California clears Verizon's $20 billion acquisition of Frontier
California regulators approved Verizon's roughly $20 billion buy of Frontier, clearing the way to close with service, consumer and workforce conditions.

California’s Public Utilities Commission unanimously approved Verizon Communications’ roughly $20 billion acquisition of Frontier Communications, removing the last major state-level hurdle and clearing a path for the companies to close the deal on Jan. 20, 2026. The commission adopted the decision after Verizon agreed to a package of network-deployment, consumer-assistance and workforce and procurement conditions intended to preserve service in rural areas and protect low-income consumers.
Verizon reached agreement in September 2024 to buy Frontier for about $9.6 billion in cash and to assume roughly $10 billion of Frontier debt, putting the combined transaction value near $20 billion. Federal approvals were obtained earlier; the CPUC pushed for a decision before the Justice Department’s approval window expires on Feb. 13 to avoid reopening a lengthy antitrust review. With the unanimous vote of all five commissioners, the companies said they expect the transaction to close on Jan. 20, subject to administrative closing steps.

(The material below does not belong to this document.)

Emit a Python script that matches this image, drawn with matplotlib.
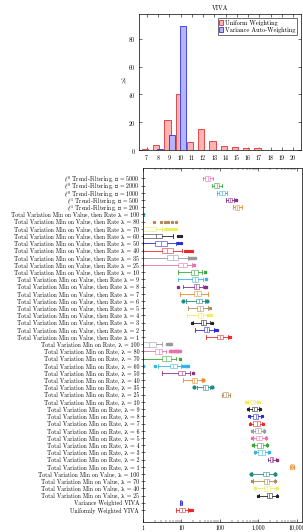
import matplotlib
matplotlib.use("Agg")
import matplotlib.pyplot as plt
import matplotlib.ticker as mticker
import numpy as np

plt.rcParams['font.family'] = ['cmr10', 'DejaVu Serif', 'DejaVu Sans', 'Noto Sans']
plt.rcParams['mathtext.fontset'] = 'cm'
plt.rcParams['axes.formatter.use_mathtext'] = True
plt.rcParams['axes.unicode_minus'] = False

# ---------------- histogram data ----------------
hist_bins = [7, 8, 9, 10, 11, 12, 13, 14, 15, 16, 17, 18, 19, 20]
uniform_pct = [0.5, 3.5, 21.5, 40.0, 5.5, 15.0, 6.5, 3.0, 2.0, 1.2, 1.2, 0.1, 0.3, 0.3]
variance_pct = [0.0, 0.5, 10.5, 89.5, 0, 0, 0, 0, 0, 0, 0, 0, 0, 0]

# ---------------- box plot data ----------------
tv_vr = [100, 80, 70, 60, 50, 40, 35, 25, 10, 9, 8, 7, 6, 5, 4, 3, 2, 1]
tv_r = [100, 80, 70, 60, 50, 40, 35, 25, 10, 9, 8, 7, 6, 5, 4, 3, 2, 1]
tv_v = [100, 70, 40, 25]
row_labels = ([r'$\ell^{0}$ Trend-Filtering, λ = %d' % v for v in (5000, 2000, 1000)]
              + [r'$\ell^{1}$ Trend-Filtering, λ = %d' % v for v in (500, 200)]
              + ['Total Variation Min on Value, then Rate λ = %d' % v for v in tv_vr]
              + ['Total Variation Min on Rate, λ = %d' % v for v in tv_r]
              + ['Total Variation Min on Value, λ = %d' % v for v in tv_v]
              + ['Variance Weighted VIVA', 'Uniformly Weighted VIVA'])

q1 = [42, 72, 97, 160, 247,
      1.0, 1.0, 1.0, 1.0, 2.1, 3.06, 4.1, 8.3, 17.7, 19.1, 21.0, 21.5, 23.8, 25.7, 27.3, 32, 39, 82,
      1.0, 2.0, 3.1, 5.0, 8.3, 18.4, 35.5, 117, 601, 691, 733, 733, 811, 861, 898, 988, 1990, 6900,
      1333, 1389, 1410, 1634,
      9.3, 8.8]
med = [48.8, 83.6, 113, 182, 277,
       1.0, 1.0, 1.0, 2.14, 2.9, 4.2, 6.1, 10.7, 21.6, 22.8, 24.2, 25.7, 28.0, 30.2, 32.1, 37, 45, 100,
       1.4, 2.55, 3.96, 6.1, 10.1, 21.5, 40.8, 141, 707, 778, 861, 931, 988, 1050, 1141, 1211, 2203, 7413,
       1567, 1634, 1694, 1909,
       9.6, 10.5]
q3 = [56.6, 96.6, 131, 203, 315,
      1.03, 1.0, 2.14, 3.2, 4.1, 6.1, 8.3, 14.2, 26.4, 27.3, 28.5, 31.5, 33.5, 35.5, 37, 43, 52.7, 117,
      2.14, 3.1, 5.2, 7.5, 12.3, 25.7, 48, 164, 811, 898, 988, 1094, 1141, 1240, 1333, 1470, 2430, 7900,
      1875, 1909, 1990, 2281,
      9.9, 12.3]
whis_lo = [36.2, 62, 83.6, 143, 218,
           1.0, 1.0, 1.0, 1.0, 1.0, 1.0, 1.0, 1.0, 8.3, 8.3, 11.1, 9.1, 13.0, 15.0, 13.6, 20, 22.4, 42.5,
           1.0, 1.0, 1.0, 2.4, 3.06, 11.1, 26, 110, 530, 570, 600, 620, 700, 707, 764, 826, 1740, 6580,
           666, 707, 811, 1030,
           8.9, 7.2]
whis_hi = [65.8, 113, 152, 231, 373,
           1.06, 1.0, 3.06, 6.1, 7.2, 10.4, 14.5, 18.7, 33.5, 36.8, 36.8, 49.7, 40, 49.7, 45, 55, 70, 164,
           3.06, 3.9, 7.2, 10.0, 16.6, 33.5, 55, 180, 900, 1050, 1150, 1250, 1350, 1538, 1634, 1798, 2800, 8356,
           2684, 2684, 2851, 2972,
           10.5, 15.0]
fliers = [[], [], [], [260], [],
          [], [1.93, 2.88, 3.73, 4.54, 5.56, 7.2], [3.73, 4.3, 4.9, 5.6, 6.4, 7.2], [8.3, 9.5], [8.3, 9.8],
          [12.3, 13.5, 15, 17, 18.4], [16, 17.5, 19.5, 22], [21], [40], [43], [8.3, 41, 44], [], [11.1, 45],
          [55], [49, 53, 58], [18.4, 60.8], [74, 82], [171, 182],
          [4.2, 4.6, 5.0, 5.4], [5.0, 5.4, 5.8, 6.2, 6.6, 7.0, 7.5, 8.0, 8.6, 9.0], [9.1],
          [1.02, 2.05, 11, 12, 13.5, 15], [19.5], [36.8], [21.5, 60.8], [], [474, 490, 1000, 1030],
          [543, 1094], [577, 1211], [601, 1333], [666, 1389], [680, 1600], [730, 1700], [790, 1870],
          [2950], [],
          [640, 2750], [680, 2750], [790, 2950], [1000, 3050],
          [], [16, 17, 18, 19]]

palette = ['#ec6fb0', '#3aa83a', '#36b4e4', '#8a2f8a', '#ee8a2a', '#1f8a84',
           '#b4875a', '#f0ee5a', '#222222', '#2a2ad8', '#e62a2a', '#9a9a9a']
markers = ['s', 's', 's', 's', 'o', 'o', '*', '*', '*', '*', '*', 's']


def lighten(c, f=0.45):
    rgb = np.array(matplotlib.colors.to_rgb(c))
    return tuple(rgb + (1 - rgb) * f)


fig = plt.figure(figsize=(3.03, 5.32), dpi=100)

# ---------------- top histogram ----------------
axh = fig.add_axes([139 / 303, 1 - 150 / 532, (301 - 139) / 303, (150 - 14) / 532])
x = np.array(hist_bins, dtype=float)
axh.bar(x - 0.17, uniform_pct, width=0.55, color='#ffb4b4', edgecolor='#e03030',
        linewidth=0.6, label='Uniform Weighting', zorder=2)
axh.bar(x + 0.2, variance_pct, width=0.55, color='#b4b4ff', edgecolor='#3030e0',
        linewidth=0.6, label='Variance Auto-Weighting', zorder=3)
axh.set_xlim(6.3, 20.7)
axh.set_ylim(0, 98)
axh.set_xticks(hist_bins)
axh.set_yticks([0, 20, 40, 60, 80])
axh.tick_params(direction='in', length=2, width=0.4, labelsize=4.3, pad=2,
                top=True, right=True)
axh.set_ylabel('%', fontsize=4.5, labelpad=4, rotation=0, va='center')
axh.set_title('VIVA', fontsize=4.5, pad=3)
for s in axh.spines.values():
    s.set_linewidth(0.5)
leg = axh.legend(loc='upper right', fontsize=4.5, frameon=True, fancybox=False,
                 edgecolor='black', borderpad=0.3, handlelength=0.6, handleheight=0.9,
                 handletextpad=0.3, labelspacing=0.2, borderaxespad=0.6)
leg.get_frame().set_linewidth(0.5)

# ---------------- bottom box plots ----------------
axb = fig.add_axes([143 / 303, 1 - 522 / 532, (302 - 143) / 303, (522 - 168) / 532])
n = len(row_labels)
positions = [n - i for i in range(n)]
for i in range(n):
    c = palette[i % 12]
    lc = lighten(c, 0.35)
    st = [dict(q1=q1[i], med=med[i], q3=q3[i], whislo=whis_lo[i], whishi=whis_hi[i],
               fliers=fliers[i], label='')]
    axb.bxp(st, positions=[positions[i]], widths=0.65, orientation='horizontal',
            showfliers=True, patch_artist=True, manage_ticks=False,
            boxprops=dict(facecolor='white', edgecolor=lc, linewidth=0.6),
            medianprops=dict(color=lc, linewidth=0.6),
            whiskerprops=dict(color=c, linewidth=0.6),
            capprops=dict(color=c, linewidth=0.6),
            capwidths=0.5,
            flierprops=dict(marker=markers[i % 12], markersize=2.0, markerfacecolor=c,
                            markeredgecolor=c, linestyle='none'))

axb.set_xscale('log')
axb.set_xlim(1, 13500)
axb.set_ylim(-0.66, n + 1.45)
axb.set_yticks(positions)
axb.set_yticklabels(row_labels)
axb.xaxis.set_major_locator(mticker.LogLocator(base=10, numticks=10))
axb.xaxis.set_minor_locator(mticker.LogLocator(base=10, subs=np.arange(2, 10), numticks=20))
axb.xaxis.set_major_formatter(mticker.FuncFormatter(lambda v, p: '{:,.0f}'.format(v)))
axb.xaxis.set_minor_formatter(mticker.NullFormatter())
axb.tick_params(axis='y', direction='inout', length=2.5, width=0.4, labelsize=4.2, pad=1.5)
axb.tick_params(axis='x', which='major', direction='in', length=2.5, width=0.4,
                labelsize=4.2, pad=2, top=True)
axb.tick_params(axis='x', which='minor', direction='in', length=1.3, width=0.3, top=True)
for s in axb.spines.values():
    s.set_linewidth(0.5)

fig.savefig('out.png', dpi=100)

The CPUC’s order requires several specific commitments in California. Verizon must deploy broadband across locations served by 88 rural wire centers, a requirement the company opposed in draft form but for which the final order incorporated revisions requested by Verizon intended to reduce the cost burden. The company also committed to invest in 75,000 new fiber locations in the state and to construct 25 new wireless towers to expand service in rural communities. A draft version of the order described a target of 100 Mbps down and 20 Mbps up for locations served by the 88 wire centers within five years, a metric Verizon argued would be unrealistic in extremely remote areas; the final adopted decision contains ordering paragraphs that implement specific obligations.
Consumer protections in the approval require Verizon to provide free broadband service to many low-income households in California for at least 10 years, a condition aimed at preventing loss of access for vulnerable customers during network transitions. The CPUC also extracted workforce and procurement commitments after Verizon informed federal regulators it would end certain internal diversity, equity and inclusion programs. The commission’s conditions call for recruiting pipelines aimed at underrepresented groups, periodic meetings with state officials on procurement and retention, retention of Frontier’s small-business accelerator for five years, and quarterly employee satisfaction surveys that include inclusion-related questions.

Verizon said the combination will strengthen its product set and geographic reach. In company comments Chief Executive Dan Schulman said, "uniquely positioned to offer our customers the best combined mobility and fiber experience for mobile, home internet, and other essential services across a significantly expanded footprint." Verizon has said it plans to upgrade Frontier’s network across roughly 25 states and to deploy fiber to one million or more U.S. homes annually; the combined assets are expected to expand fiber passings to nearly 30 million homes and businesses across 31 states and Washington, D.C.
The transaction will also carry immediate market mechanics: Frontier common stock was scheduled to trade for the last time on Jan. 16 and to be delisted, and Verizon plans to discuss the deal’s financial impact on its Jan. 30 earnings call. Regulators framed the CPUC conditions as protections to balance the deal’s market benefits with public-interest obligations for rural service, consumer access and workforce diversity.